Стоит человеку написать пять книг, как окружающие начинают отпускать комментарии по поводу его стиля. Мой суровый, отточенный стиль сравнивали с прозой Хемингуэя, Лоуренса (слава богу, Д. Г., а не Т. Э.). Да, это мои писатели. В поисках суровых пассажей я пристально изучал еще и «Гедду Габлер»[271].
И все-таки: восьмилетним мальчиком я пел «О замки Англии»[272] под старый патефон. Я пел фальцетом «Бешеные собаки и англичане»; по достижении половой зрелости, с появлением лишней парочки мужских гормонов, на некоторых строчках у меня начал заплетаться язык. Писателям, которые хотят научиться диалогам, лучше всего порекомендовать сцену за завтраком в «Частных жизнях».

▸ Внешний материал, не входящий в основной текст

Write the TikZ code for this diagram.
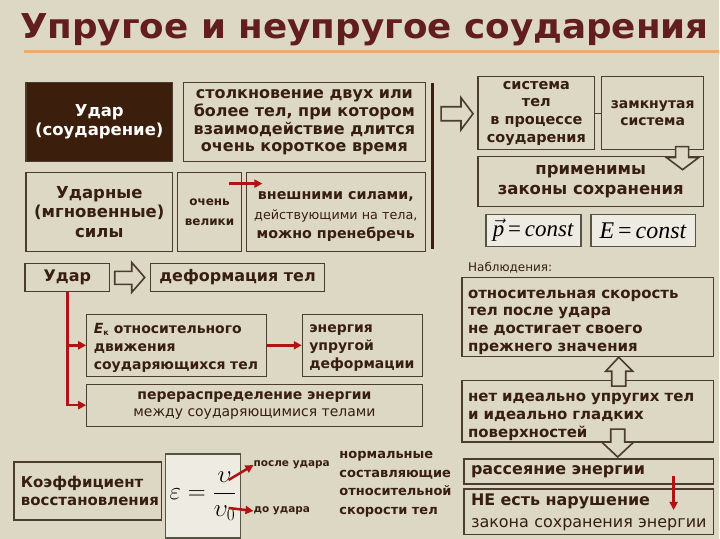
\documentclass[tikz,border=0pt]{standalone}
\usepackage{amsmath}
\usepackage[no-math]{fontspec}
\setmainfont{DejaVu Sans}
\newfontfamily\tnr{Liberation Serif}
\usetikzlibrary{arrows.meta}
\definecolor{bg}{RGB}{221,216,196}
\definecolor{titlecol}{RGB}{98,30,30}
\definecolor{rulecol}{RGB}{232,172,112}
\definecolor{txt}{RGB}{55,30,15}
\definecolor{boxline}{RGB}{75,60,45}
\definecolor{darkfill}{RGB}{60,30,12}
\definecolor{redline}{RGB}{178,18,18}
\definecolor{formfill}{RGB}{238,236,226}
\definecolor{formline}{RGB}{85,85,70}
\tikzset{
    plain box/.style={draw=boxline, line width=1.2pt, inner sep=0pt, text=txt,
        font=\bfseries\fontsize{16}{18}\selectfont},
    dark box/.style={plain box, fill=darkfill, text=white},
    light box/.style={draw=formline, line width=1.6pt, fill=formfill, inner sep=0pt},
    small text/.style={text=txt, inner sep=0pt},
    red arrow/.style={-{Triangle[length=8pt,width=8pt]}, draw=redline, line width=2.5pt},
    hollow arrow/.style={draw=boxline, line width=1.6pt, fill=bg, line join=miter}
}

\begin{document}
\begin{tikzpicture}[x=1pt,y=-1pt]
    \fill[bg] (0,0) rectangle (720,540);
    \node(title)[anchor=base west, inner sep=0pt, text=titlecol, font=\bfseries] at (20,39)
        {\resizebox{690pt}{25pt}{Упругое и неупругое соударения}};
    \draw[rulecol, line width=3pt] (24,52) -- (720,52);

    % upper left block
    \node(hit)[dark box, minimum width=147pt, minimum height=79pt, align=center,
        font=\bfseries\fontsize{16.5}{19}\selectfont] at (99.5,122.5) {Удар\\(соударение)};
    \node(collision)[plain box, minimum width=242pt, minimum height=79pt, align=center] at (305,122.5)
        {столкновение двух или\\более тел, при котором\\взаимодействие длится\\очень короткое время};
    \node(forces)[plain box, minimum width=147pt, minimum height=79pt, align=center,
        font=\bfseries\fontsize{16.5}{19.5}\selectfont] at (99.5,212.5) {Ударные\\(мгновенные)\\силы};
    \node(great)[plain box, minimum width=64pt, minimum height=79pt, align=center,
        font=\bfseries\fontsize{12}{20}\selectfont] at (210,212.5) {очень\\велики};
    \node(external)[plain box, minimum width=179pt, minimum height=79pt, align=center,
        font=\bfseries\fontsize{14.3}{19.5}\selectfont] at (336.5,212.5)
        {\rule{0pt}{17.5pt}внешними силами,\\{\mdseries\fontsize{12.8}{19}\selectfont действующими на тела,}\\можно пренебречь};
    \coordinate(f1) at (229,184);
    \coordinate(f2) at (263,184);
    \draw[red arrow] (f1) -- (f2);
    \draw[line width=3pt, darkfill] (433,83) -- (433,250);
    \draw[hollow arrow] (442,107) -- (462,107) -- (462,98) -- (474,114) -- (462,130) -- (462,121) -- (442,121) -- cycle;

    % upper right block
    \node(system)[plain box, minimum width=117pt, minimum height=73pt, align=center,
        font=\bfseries\fontsize{14.5}{17.8}\selectfont] at (537.5,113.5) {система\\тел\\в процессе\\соударения};
    \node(closed)[plain box, minimum width=102pt, minimum height=73pt, align=center,
        font=\bfseries\fontsize{14}{17}\selectfont] at (654,113.5) {замкнутая\\система};
    \draw[boxline, line width=1.2pt] (system) -- (closed);
    \node(laws)[plain box, minimum width=226pt, minimum height=50pt, align=center,
        font=\bfseries\fontsize{16.5}{19.5}\selectfont] at (592,182) {применимы\\законы сохранения};
    \draw[hollow arrow] (677,147) -- (690,147) -- (690,158) -- (700,158) -- (684,170) -- (668,158) -- (677,158) -- cycle;
    \node(momentum)[light box, minimum width=95pt, minimum height=32pt] at (534.5,231)
        {\tnr\fontsize{23}{24}\selectfont$\vec{\textit{p}}$\,=\,\textit{const}};
    \node(energy)[light box, minimum width=105pt, minimum height=32pt] at (644.5,231)
        {\tnr\fontsize{24}{24}\selectfont\textit{E}\,=\,\textit{const}};

    % observations
    \node(obs label)[small text, anchor=west, font=\fontsize{12}{14}\selectfont] at (469,268) {Наблюдения:};
    \node(relative)[plain box, minimum width=252pt, minimum height=79pt, text width=240pt, align=left,
        font=\bfseries\fontsize{15}{17.7}\selectfont] at (589,317.5)
        {\rule{0pt}{19pt}относительная скорость\\тел после удара\\не достигает своего\\прежнего значения};
    \node(nonideal)[plain box, minimum width=252pt, minimum height=62pt, text width=240pt, align=left,
        font=\bfseries\fontsize{15}{18}\selectfont] at (589,412)
        {\rule{0pt}{19pt}нет идеально упругих тел\\и идеально гладких\\поверхностей};
    \draw[hollow arrow] (613,387) -- (613,372) -- (607,372) -- (620,358) -- (634,372) -- (627,372) -- (627,387) -- cycle;
    \draw[hollow arrow] (612,430) -- (626,430) -- (626,443) -- (635,443) -- (619,458) -- (603,443) -- (612,443) -- cycle;
    \node(dissipation)[plain box, minimum width=250pt, minimum height=25pt, text width=236pt, align=left] at (590,472.5)
        {рассеяние энергии};
    \node(noviolation)[plain box, minimum width=250pt, minimum height=46pt, text width=236pt, align=left,
        font=\bfseries\fontsize{16}{22}\selectfont] at (590,513)
        {НЕ есть нарушение\\{\mdseries\fontsize{16}{22}\selectfont закона сохранения энергии}};
    \coordinate(d1) at (675,477);
    \coordinate(d2) at (675,511);
    \draw[red arrow] (d1) -- (d2);

    % lower left block
    \node(blow)[plain box, minimum width=85pt, minimum height=28pt] at (67.5,278) {Удар};
    \draw[hollow arrow] (115,272) -- (132,272) -- (132,263) -- (145,278) -- (132,293) -- (132,285) -- (115,285) -- cycle;
    \node(deform)[plain box, minimum width=174pt, minimum height=28pt] at (238,278) {деформация тел};
    \node(kinetic)[plain box, minimum width=180pt, minimum height=62pt, text width=166pt, align=left,
        font=\bfseries\fontsize{14}{18}\selectfont] at (177,346)
        {\rule{0pt}{15.5pt}\textit{E}\textsubscript{\fontsize{8}{8}\selectfont к} относительного\\движения\\соударяющихся тел};
    \node(elastic)[plain box, minimum width=120pt, minimum height=62pt, text width=106pt, align=left,
        font=\bfseries\fontsize{14}{18}\selectfont] at (363,346) {\rule{0pt}{13.5pt}энергия\\упругой\\деформации};
    \node(redistr)[plain box, minimum width=336pt, minimum height=42pt, align=center,
        font=\bfseries\fontsize{14}{17}\selectfont] at (255,406)
        {перераспределение энергии\\{\mdseries между соударяющимися телами}};
    \draw[red arrow] (blow.south) |- (redistr.west);
    \draw[red arrow] (blow.south |- kinetic.west) -- (kinetic.west);
    \draw[red arrow] (kinetic) -- (elastic);

    % restitution
    \node(coeff)[plain box, minimum width=148pt, minimum height=58pt, text width=134pt, align=left,
        font=\bfseries\fontsize{15}{18}\selectfont] at (88,492) {Коэффициент\\восстановления};
    \node(ratio)[light box, minimum width=75pt, minimum height=84pt] at (203.5,497)
        {\fontsize{26}{30}\selectfont$\varepsilon=\dfrac{\upsilon}{\upsilon_0}$};
    \node(after)[small text, anchor=west, font=\bfseries\fontsize{10.5}{12}\selectfont] at (254,466) {после удара};
    \node(before)[small text, anchor=west, font=\bfseries\fontsize{10.5}{12}\selectfont] at (254,512) {до удара};
    \coordinate(v1) at (229,481);
    \coordinate(v0) at (229,509);
    \draw[red arrow] (v1) -- (after.west);
    \draw[red arrow] (v0) -- (before.west);
    \node(normal)[small text, anchor=north west, align=left, font=\bfseries\fontsize{13}{18.7}\selectfont] at (340,452)
        {нормальные\\составляющие\\относительной\\скорости тел};
\end{tikzpicture}
\end{document}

Я, разумеется, мечтал познакомиться с Мастером – и познакомился. Это был последний его обед в Лондоне, вскоре после того он уполз на Ямайку, умирать. Устраивала обед Энн Флеминг, вдова Яна. Компания гостей состояла из Мерл Оберон, леди Дианы Купер и нас с ним. Я так смеялся, что поперхнулся рябчиком – он выскочил у меня из носу. Они с леди Дианой беседовали о том, как в двадцатых играли в Чикаго: он в «Вихре», она – в «Чуде».

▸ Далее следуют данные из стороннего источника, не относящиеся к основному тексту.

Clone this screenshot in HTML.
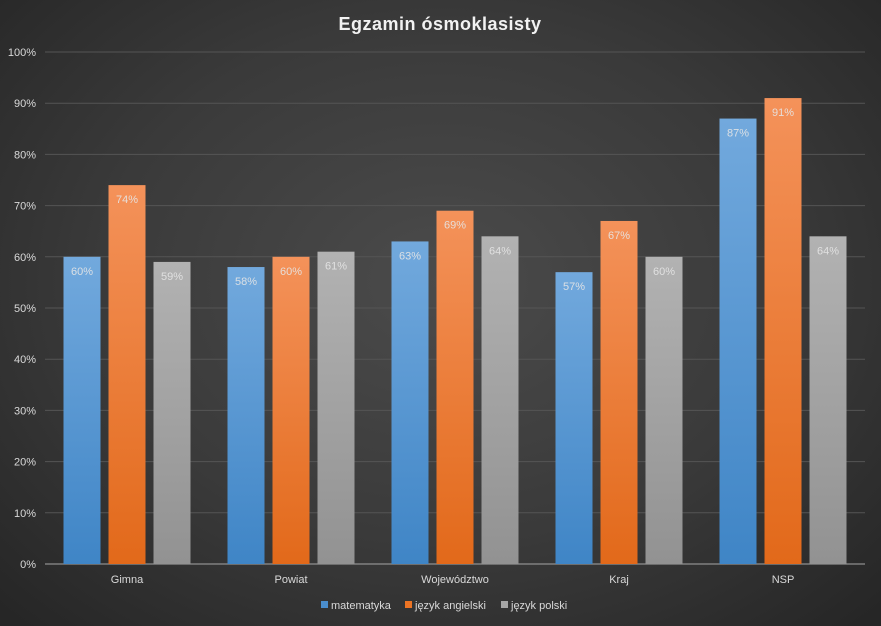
<!DOCTYPE html>
<html><head><meta charset="utf-8"><style>
html,body{margin:0;padding:0;width:881px;height:626px;overflow:hidden}
body{background:radial-gradient(ellipse 70% 75% at 50% 45%,#4b4b4b 0%,#3a3a3a 55%,#262626 100%);font-family:"Liberation Sans","DejaVu Sans",sans-serif}
</style></head><body>
<svg id="chart" width="881" height="626" xmlns="http://www.w3.org/2000/svg">
<defs>
<linearGradient id="gb" x1="0" y1="0" x2="0" y2="1"><stop offset="0" stop-color="#72a9dd"/><stop offset="1" stop-color="#3f85c6"/></linearGradient>
<linearGradient id="go" x1="0" y1="0" x2="0" y2="1"><stop offset="0" stop-color="#f4925a"/><stop offset="1" stop-color="#e2691a"/></linearGradient>
<linearGradient id="gg" x1="0" y1="0" x2="0" y2="1"><stop offset="0" stop-color="#b2b2b2"/><stop offset="1" stop-color="#929292"/></linearGradient>
</defs>
<text x="440" y="30" text-anchor="middle" fill="#f2f2f2" font-size="18" font-weight="bold" letter-spacing="0.5">Egzamin  ósmoklasisty</text>
<g id="grid"></g><g id="bars"></g><g id="xlabels"></g>
<g>
<rect x="321" y="601" width="7" height="7" fill="#4a8dcc"/><text x="331" y="609" fill="#d9d9d9" font-size="11">matematyka</text>
<rect x="405" y="601" width="7" height="7" fill="#ec7424"/><text x="415" y="609" fill="#d9d9d9" font-size="11">język angielski</text>
<rect x="501" y="601" width="7" height="7" fill="#a5a5a5"/><text x="511" y="609" fill="#d9d9d9" font-size="11">język polski</text>
</g>
</svg>
<script>
const categories=["Gimna","Powiat","Województwo","Kraj","NSP"];
const matematyka=[60,58,63,57,87];
const angielski=[74,60,69,67,91];
const polski=[59,61,64,60,64];
const ticks=[0,10,20,30,40,50,60,70,80,90,100];
const series=[{name:"matematyka",v:matematyka,f:"url(#gb)"},{name:"angielski",v:angielski,f:"url(#go)"},{name:"polski",v:polski,f:"url(#gg)"}];
const NS="http://www.w3.org/2000/svg";
const X0=45,X1=865,Y0=564,Y100=52;
const y=v=>Y0-(v/100)*(Y0-Y100);
const gw=(X1-X0)/categories.length;
const bw=37,gap=8;
function mk(t,a,p){const e=document.createElementNS(NS,t);for(const k in a)e.setAttribute(k,a[k]);p.appendChild(e);return e;}
const grid=document.getElementById('grid');
ticks.forEach(t=>{
 const l=mk('line',{x1:X0,x2:X1,y1:y(t),y2:y(t),stroke:t===0?'#a6a6a6':'#555','stroke-width':1},grid);
 
 
 const tx=mk('text',{x:36,y:y(t)+4,'text-anchor':'end',fill:'#d9d9d9','font-size':11},grid);
 tx.textContent=t+'%';
 
 
});
const bars=document.getElementById('bars'),xl=document.getElementById('xlabels');
categories.forEach((c,i)=>{
 const cx=X0+gw*(i+0.5);
 const start=cx-(3*bw+2*gap)/2;
 series.forEach((s,j)=>{
  const v=s.v[i],bx=start+j*(bw+gap);
  const r=mk('rect',{x:bx,y:y(v),width:bw,height:Y0-y(v),fill:s.f},bars);
  
  
  const t=mk('text',{x:bx+bw/2,y:y(v)+18,'text-anchor':'middle',fill:'#e6e6e6','font-size':11,'fill-opacity':0.9},bars);
  t.textContent=v+'%';
  
  
 });
 const lt=mk('text',{x:cx,y:583,'text-anchor':'middle',fill:'#d9d9d9','font-size':11},xl);
 lt.textContent=c;
 
 
});
</script>
</body></html>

По дороге с обеда он сказал:
– Очень рад был с вами познакомиться, хотя, к сожалению, больше мы никогда не увидимся, ведь я очень скоро умру. Однако же, если вам угодно выслушать на прощанье совет, вот он: «Никогда не позволяйте никакому артистизму стоять у вас на пути».
Этому совету я следовал всегда.
Послесловие
«Это создало бы вокруг всей книги ложную атмосферу, а в современном искусстве нет ничего важнее атмосферы».

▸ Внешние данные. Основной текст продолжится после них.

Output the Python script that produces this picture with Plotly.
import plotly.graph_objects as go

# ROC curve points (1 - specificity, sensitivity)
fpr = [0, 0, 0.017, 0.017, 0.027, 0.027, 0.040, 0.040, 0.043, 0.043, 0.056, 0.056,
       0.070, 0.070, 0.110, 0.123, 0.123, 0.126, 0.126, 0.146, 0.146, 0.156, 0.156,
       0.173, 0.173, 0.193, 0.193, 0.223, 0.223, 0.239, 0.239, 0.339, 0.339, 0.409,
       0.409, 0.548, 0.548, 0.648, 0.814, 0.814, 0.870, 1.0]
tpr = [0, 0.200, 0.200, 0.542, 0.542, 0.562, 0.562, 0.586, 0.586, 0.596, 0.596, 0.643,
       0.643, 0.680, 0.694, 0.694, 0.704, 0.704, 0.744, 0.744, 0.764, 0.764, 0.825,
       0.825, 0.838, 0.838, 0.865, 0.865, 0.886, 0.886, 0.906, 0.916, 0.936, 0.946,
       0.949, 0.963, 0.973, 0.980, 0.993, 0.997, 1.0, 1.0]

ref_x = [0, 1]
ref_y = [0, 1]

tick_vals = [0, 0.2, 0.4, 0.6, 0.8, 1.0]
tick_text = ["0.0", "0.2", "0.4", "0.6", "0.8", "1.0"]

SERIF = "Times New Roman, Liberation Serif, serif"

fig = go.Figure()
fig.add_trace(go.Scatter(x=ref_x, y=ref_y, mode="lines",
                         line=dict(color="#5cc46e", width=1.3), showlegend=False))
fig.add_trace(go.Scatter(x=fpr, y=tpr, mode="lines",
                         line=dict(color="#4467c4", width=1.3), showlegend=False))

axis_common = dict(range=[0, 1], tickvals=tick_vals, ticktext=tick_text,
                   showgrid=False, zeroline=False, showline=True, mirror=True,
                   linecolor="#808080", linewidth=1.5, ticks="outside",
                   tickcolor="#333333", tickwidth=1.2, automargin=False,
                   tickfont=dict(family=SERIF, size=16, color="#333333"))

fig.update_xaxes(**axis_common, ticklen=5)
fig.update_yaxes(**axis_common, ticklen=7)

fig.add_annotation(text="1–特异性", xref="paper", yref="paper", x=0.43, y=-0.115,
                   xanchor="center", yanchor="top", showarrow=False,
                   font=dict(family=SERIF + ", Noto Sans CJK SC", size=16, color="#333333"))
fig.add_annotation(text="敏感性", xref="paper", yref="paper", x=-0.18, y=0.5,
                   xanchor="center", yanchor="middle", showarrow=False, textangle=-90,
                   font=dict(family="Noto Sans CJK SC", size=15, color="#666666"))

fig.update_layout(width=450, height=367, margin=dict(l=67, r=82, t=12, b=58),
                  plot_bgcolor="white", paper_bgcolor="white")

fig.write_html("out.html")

Оскар УайльдКнига, которую вы держите в руках, составлена из текстов разных лет. В сборник вошли самые первые журнальные статьи Чатвина и короткие анекдоты, написанные им перед самой смертью для сборника «Что я здесь делаю». Чатвин – довольно сложно определимая с жанровой точки зрения фигура. Он был одним из тех, кого по-английски называют writers, пишущие. Предмет в данном случае менее важен, чем глагольное существительное: британский writer может писать рецензию, путеводитель, критическое эссе, рассказ, биографический портрет или роман – важно, что в результате всегда получается законченная и выдержанная в одном стиле мысль, облаченная в слова. Именно за слова «пишущий» в британском мире и отвечает.